In my old and now defunct airline the most unacceptable and dangerous taxi speed was one that would get you on blocks at just a few minutes prior to 2300 local time on the last sector back to base. Given that after 2300 local up to 14 underpaid cabin crew would be compensated taxi fare from CLK to their homes, which for many werein the dark and mysterious depths of the Kowloon peninsula, despite being one of the safest cities in the world at the time. Cockpit crews would be reminded of this prior to the last departure and during the sector and woe betide any cockpit crew arriving within 5 minutes prior to that magic hour. So -10 kt taxiing or many other devious manoeuvres were carried out to ensure the parking brake was not set and on blocks time recorded as 2301 local.

And thus the endless supply of Terimisu and other goodies would continue right up to retirement. The following heart attack months later serves as a reminder but I still get Christmas cards from a few of those appreciative FAs.

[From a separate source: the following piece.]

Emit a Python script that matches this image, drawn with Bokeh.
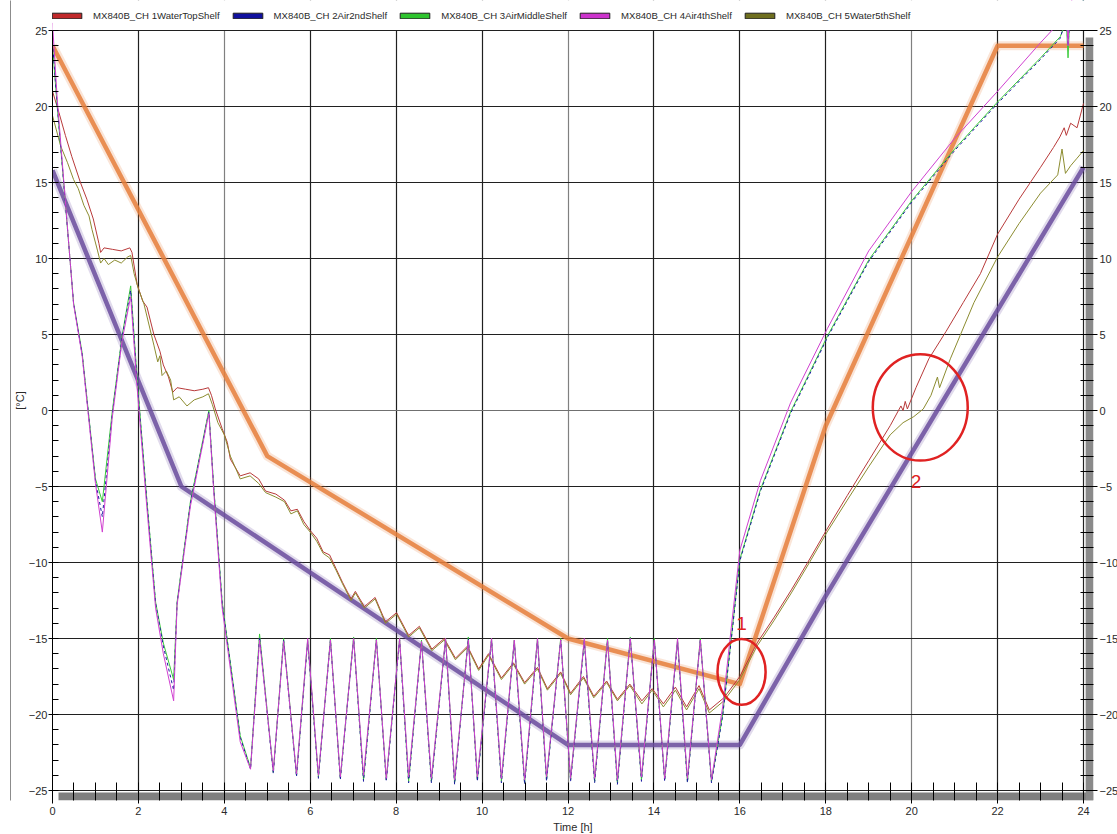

And I should add that this was not the reason the airline is now defunct.
This was also the airline that had an unforgivable and according to Airbus, unfathomable number of wide-body rollbacks off stand, due to pay by the minute which was at least $10 AUD to $15. The place was a rort and most notably, in hindsight, from the “company men” who’d also play against the union. Roll-back Jack? If you ever own an airline, it’s the company men to beware of as much as your bottom dwelling maligners.

Back to Alliance. Mentioned above as a reason for taxiing slow is the amount of training going on. Pilot numbers and attrition haven’t stabilised? Is it really a great idea to have an airline in continuous training mode or should CASA force their hand and consider pilot turnover a matter an RPT operator, at his level, must address?